Real Estate Giants' $100M Backroom Deal Draws FTC's Ire

single

Zillow's stock took a tumble yesterday—dropping a not-insignificant 4 percent—after federal regulators accused the company of paying its competitor Redfin a staggering $100 million essentially to stay out of its way in the rental listings market.

Look, I've been covering real estate tech for years, and this kind of alleged market-carving agreement isn't just eyebrow-raising; it's the sort of thing antitrust lawyers dream about at night.

The Federal Trade Commission's lawsuit claims these two digital real estate behemoths struck a deal that would make old-school monopolists blush: Redfin allegedly agreed to abandon its rental platform ambitions in exchange for a nine-figure payday from Zillow. Talk about paying for peace and quiet.

"It's the corporate equivalent of buying the empty seat next to you on a flight," one industry analyst told me yesterday (requesting anonymity because their firm does business with both companies). "Except in this case, the empty seat cost $100 million."

The allegations focus specifically on listings for larger apartment buildings—those with more than 25 units—a lucrative segment that property managers pay good money to advertise on high-traffic platforms.

The Competitive Landscape (Or Lack Thereof)

Zillow has already swallowed up competitors like Trulia and HotPads over the years, gradually consolidating its position as the go-to destination for people hunting apartments.

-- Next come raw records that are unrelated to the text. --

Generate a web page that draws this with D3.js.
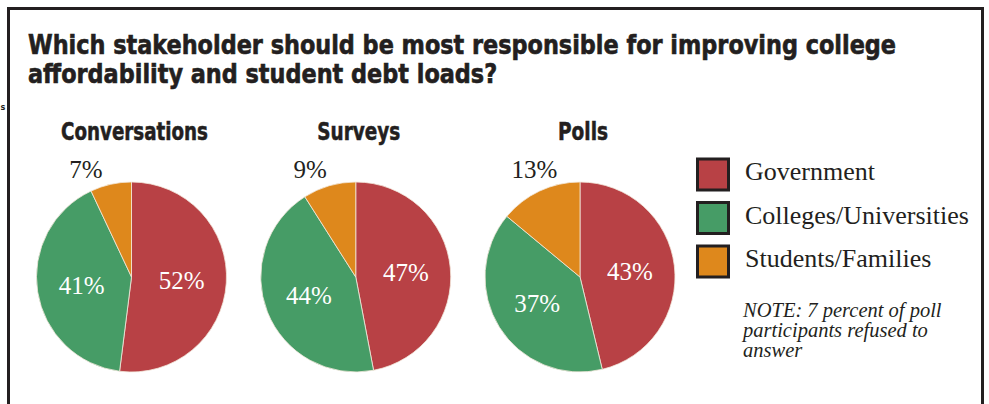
<!DOCTYPE html>
<html>
<head>
<meta charset="utf-8">
<script src="https://cdn.jsdelivr.net/npm/d3@7"></script>
<style>
  html, body { margin: 0; padding: 0; background: #fff; }
  svg { display: block; }
</style>
</head>
<body>
<svg id="chart" width="989" height="404"></svg>
<script>
// ---- Data ----
const titleLines = ["Which stakeholder should be most responsible for improving college",
                    "affordability and student debt loads?"];
const categories = ["Government", "Colleges/Universities", "Students/Families"];
const colors = ["#b84145", "#469c66", "#de881c"];
const panels = ["Conversations", "Surveys", "Polls"];
const conversations = [52, 41, 7];
const surveys = [47, 44, 9];
const polls = [43, 37, 13];
const noteLines = ["NOTE: 7 percent of poll", "participants refused to", "answer"];

const seriesList = [conversations, surveys, polls];
const ink = "#231f20";

const svg = d3.select("#chart");
const W = 989, H = 404;

// frame
svg.append("path")
  .attr("d", `M8.5,${H} L8.5,8.5 L982.5,8.5 L982.5,${H}`)
  .attr("fill", "none").attr("stroke", ink).attr("stroke-width", 3);

// small fragment letter at far left (as in the source)
svg.append("text").attr("x", 0.5).attr("y", 110)
  .attr("font-family", "'DejaVu Sans Condensed', Arial, sans-serif").attr("font-weight", "bold")
  .attr("font-size", 9).attr("fill", ink).text("s");

// title
const titleFont = "'Liberation Sans Narrow', 'DejaVu Sans Condensed', 'Liberation Sans', Arial, sans-serif";
const t1 = svg.append("text").attr("x", 28).attr("y", 53.5)
  .attr("font-family", titleFont).attr("font-weight", "bold").attr("font-size", 27)
  .attr("fill", ink).attr("stroke", ink).attr("stroke-width", 0.6).text(titleLines[0]);
const t2 = svg.append("text").attr("x", 28).attr("y", 82.5)
  .attr("font-family", titleFont).attr("font-weight", "bold").attr("font-size", 27)
  .attr("fill", ink).attr("stroke", ink).attr("stroke-width", 0.6).text(titleLines[1]);
const natural1 = t1.node().getComputedTextLength();
const ratio = 868 / natural1;
t1.attr("textLength", 868).attr("lengthAdjust", "spacingAndGlyphs");
t2.attr("textLength", t2.node().getComputedTextLength() * ratio).attr("lengthAdjust", "spacingAndGlyphs");

// pies
const x = d3.scalePoint().domain(panels).range([131.5, 580]);
const cy = 277;
const r = 95;
const color = d3.scaleOrdinal().domain(categories).range(colors);
const pie = d3.pie().sort(null).value(d => d.value);
const arc = d3.arc().innerRadius(0).outerRadius(r);
const labelArc = d3.arc().innerRadius(r * 0.53).outerRadius(r * 0.53);
const subtitleWidth = d3.scaleOrdinal().domain(panels).range([147, 83, 50]);

panels.forEach((name, i) => {
  const cx = x(name);
  const g = svg.append("g").attr("transform", `translate(${cx},${cy})`);
  const data = categories.map((c, k) => ({ cat: c, value: seriesList[i][k] }));
  const arcs = pie(data);

  // subtitle
  svg.append("text").attr("x", cx + 3).attr("y", 139.5).attr("text-anchor", "middle")
    .attr("font-family", titleFont).attr("font-weight", "bold").attr("font-size", 24)
    .attr("fill", ink).attr("stroke", ink).attr("stroke-width", 0.5)
    .attr("textLength", subtitleWidth(name)).attr("lengthAdjust", "spacingAndGlyphs")
    .text(name);

  g.selectAll("path").data(arcs).join("path")
    .attr("d", arc)
    .attr("fill", d => color(d.data.cat))
    .attr("stroke", "#f3e9dc").attr("stroke-width", 0.8);

  arcs.forEach((a, k) => {
    if (k < 2) {
      const [lx, ly] = labelArc.centroid(a);
      g.append("text").attr("x", lx).attr("y", ly).attr("dy", "0.35em")
        .attr("text-anchor", "middle")
        .attr("font-family", "'Liberation Serif', 'Times New Roman', serif")
        .attr("font-size", 25).attr("fill", "#fff").text(a.data.value + "%");
    } else {
      g.append("text").attr("x", -0.48 * r).attr("y", -r - 4)
        .attr("text-anchor", "middle")
        .attr("font-family", "'Liberation Serif', 'Times New Roman', serif")
        .attr("font-size", 25).attr("fill", ink).text(a.data.value + "%");
    }
  });
});

// legend
const legend = svg.append("g").attr("transform", "translate(696,157.5)");
const ly = d3.scalePoint().domain(categories).range([0, 87]);
categories.forEach(c => {
  legend.append("rect").attr("x", 1.5).attr("y", ly(c) + 1.5).attr("width", 31).attr("height", 31)
    .attr("fill", color(c)).attr("stroke", ink).attr("stroke-width", 3);
  legend.append("text").attr("x", 49).attr("y", ly(c) + 22.5)
    .attr("font-family", "'Liberation Serif', 'Times New Roman', serif")
    .attr("font-size", 26).attr("fill", ink).text(c);
});

// note
noteLines.forEach((t, i) => {
  svg.append("text").attr("x", 743).attr("y", 317 + i * 20)
    .attr("font-family", "'Liberation Serif', 'Times New Roman', serif")
    .attr("font-style", "italic").attr("font-size", 20.5).attr("fill", ink).text(t);
});
</script>
</body>
</html>
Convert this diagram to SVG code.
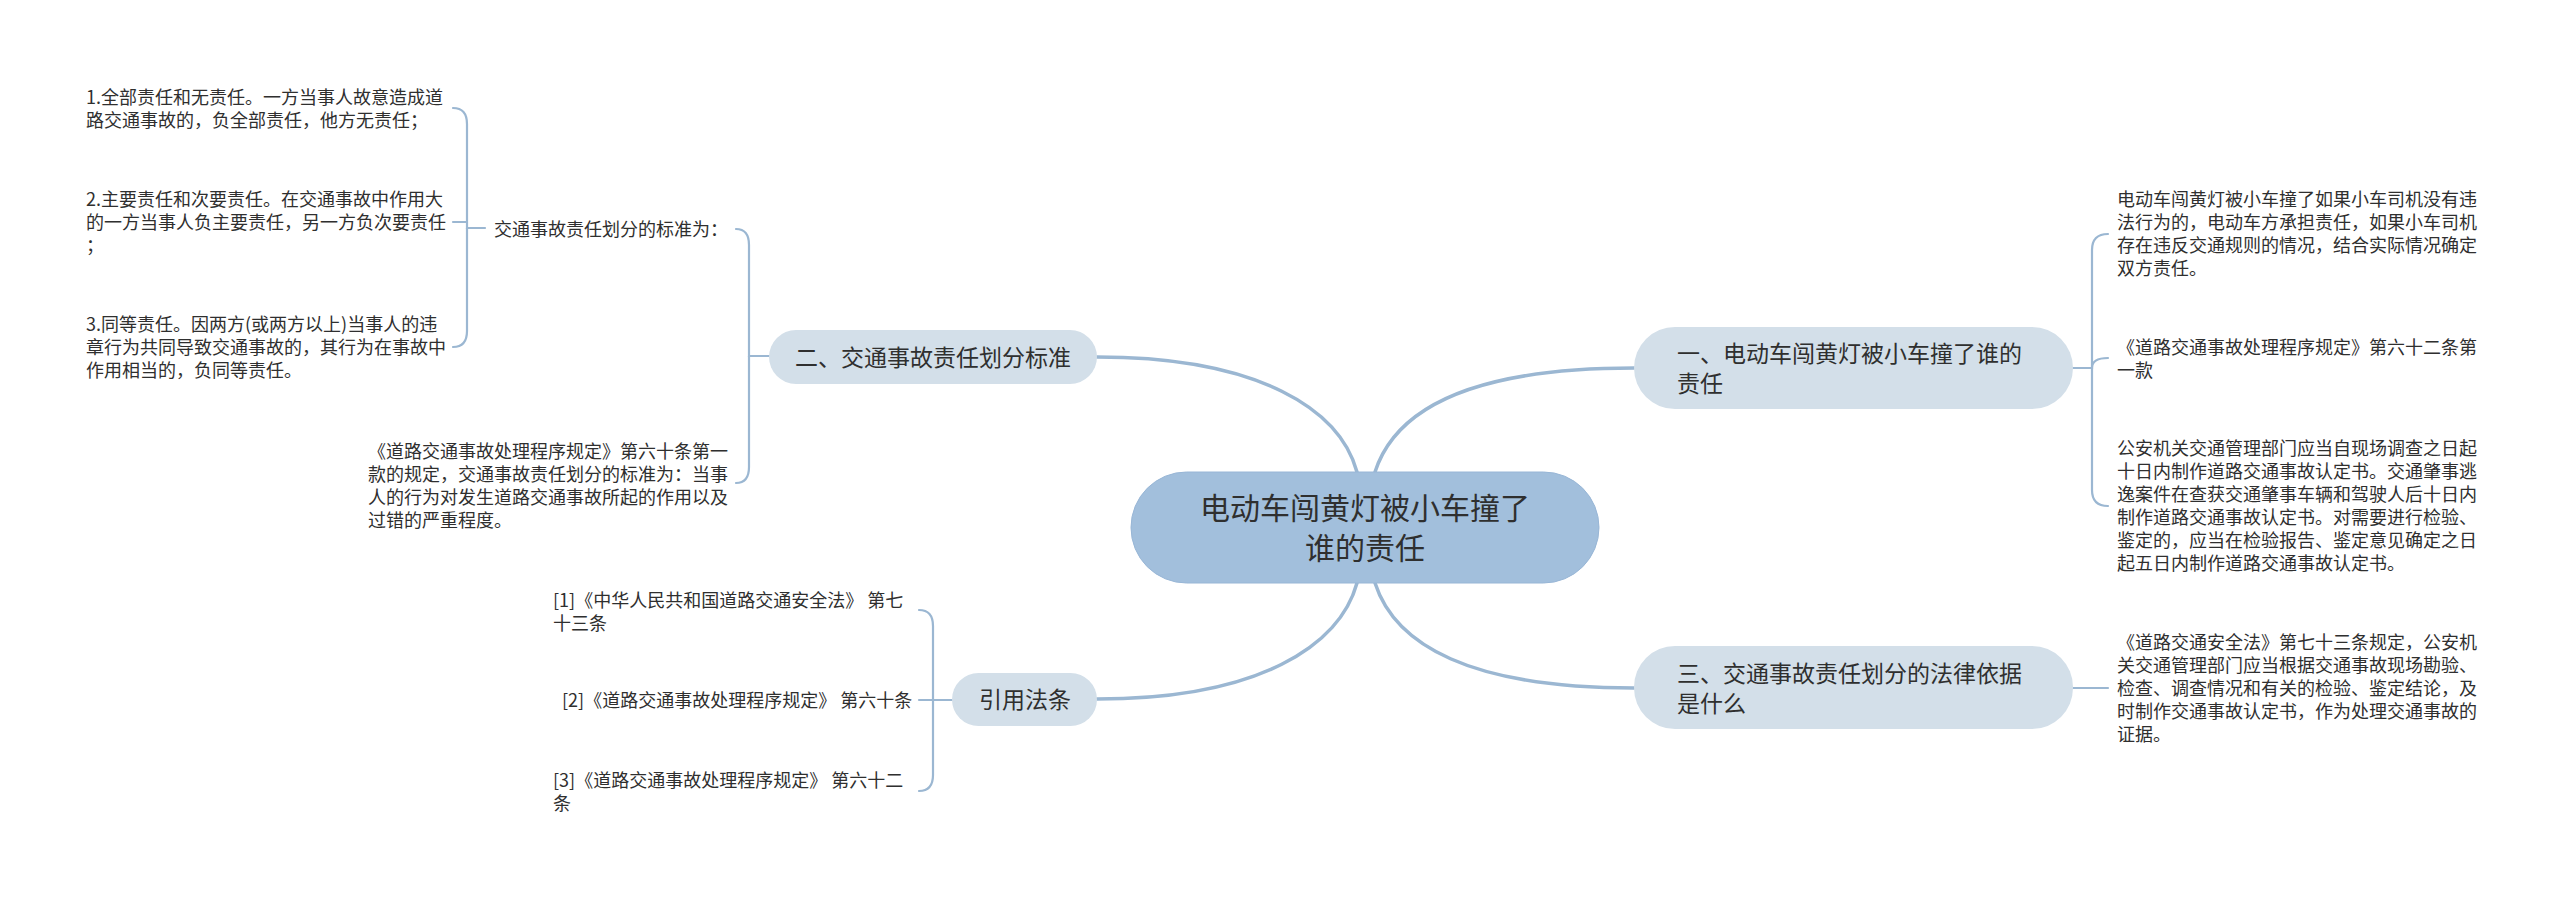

Redfin, meanwhile, had been primarily known for disrupting residential sales but was making what appeared to be promising moves into the rental space.

Rather than, y'know, actually competing—which might've given renters better tools and landlords more affordable advertising options—the FTC alleges Zillow simply opened its wallet.

I've watched this rental platform market evolve since 2015, and here's what's peculiar: both companies built their brands by promising to bring transparency to real estate. Both claimed to be consumer champions. Both positioned themselves as tech-forward disruptors.

And yet... here we are.

The arrangement, if proven, represents a fascinating contradiction in how tech companies approach competition. These firms celebrate disruption when they're the ones doing the disrupting but appear remarkably eager to prevent others from returning the favor once they've established market dominance.

Silicon Valley's "Compete-No-Thanks" Playbook

This isn't the first time we've seen this pattern in tech (remember Facebook's acquisitions of Instagram and WhatsApp?). There's something almost predictable about the arc: start-up disrupts industry, grows big, then discovers it quite likes being the incumbent, thank you very much.

What makes this case particularly striking—and possibly legally problematic—is its directness. This wasn't dressed up as a complex merger with synergistic potential or a strategic partnership with consumer benefits. The FTC alleges this was, in essence, a $100 million agreement to divide the market.

"If these allegations are true, this isn't in a gray area," said Marissa Coleman, an antitrust attorney I spoke with yesterday. "Market allocation agreements are among the most straightforward violations of competition law."

(Coleman, I should note, has no involvement in the case but has previously represented clients in tech sector antitrust matters.)

The timing couldn't be worse for Zillow and Redfin. The Biden administration has signaled repeatedly that it intends to take a more aggressive stance on competition issues—particularly in digital markets where a handful of players can quickly establish dominance.

Where Do We Go From Here?

Zillow, for its part, has publicly denied wrongdoing. A company spokesperson sent me a statement late yesterday calling the FTC's allegations "completely without merit" and promising a vigorous defense.

Redfin's response was... more measured. Their spokesperson acknowledged the agreement with Zillow but characterized it as "a legitimate business decision to focus on our core strengths."

Hm.

The 4% stock drop suggests investors are concerned but not panicking. Wall Street seems to be betting that even if Zillow loses, the remedies would be manageable—unwinding the agreement, paying fines, perhaps some compliance monitoring.

But there's a larger question here about innovation in the rental market. Has this alleged agreement actually harmed consumers? That's trickier to quantify.

I've used both platforms extensively (occupational hazard of covering real estate tech), and it's not immediately obvious how much better the rental experience might be if Redfin had remained an active competitor. Would we have seen lower listing fees? Better search filters? More transparent pricing information?

The FTC clearly believes the answer is yes.

For renters already struggling with affordability in a brutal housing market, the possibility that backroom deals might be further limiting their options feels particularly galling. Many of these platforms present themselves as consumer advocates while apparently—if the FTC is correct—engaging in precisely the kind of market manipulation they once criticized.

So what happens next? The case will likely drag on for months, if not years. Zillow and Redfin have deep pockets and strong incentives to fight.

In the meantime, perhaps the most ironic outcome? This lawsuit might actually create an opening for new competitors in the rental space. Sometimes antitrust enforcement itself becomes the market disruptor.

That $100 million handshake might end up being the most expensive deal neither company ever listed on their platforms.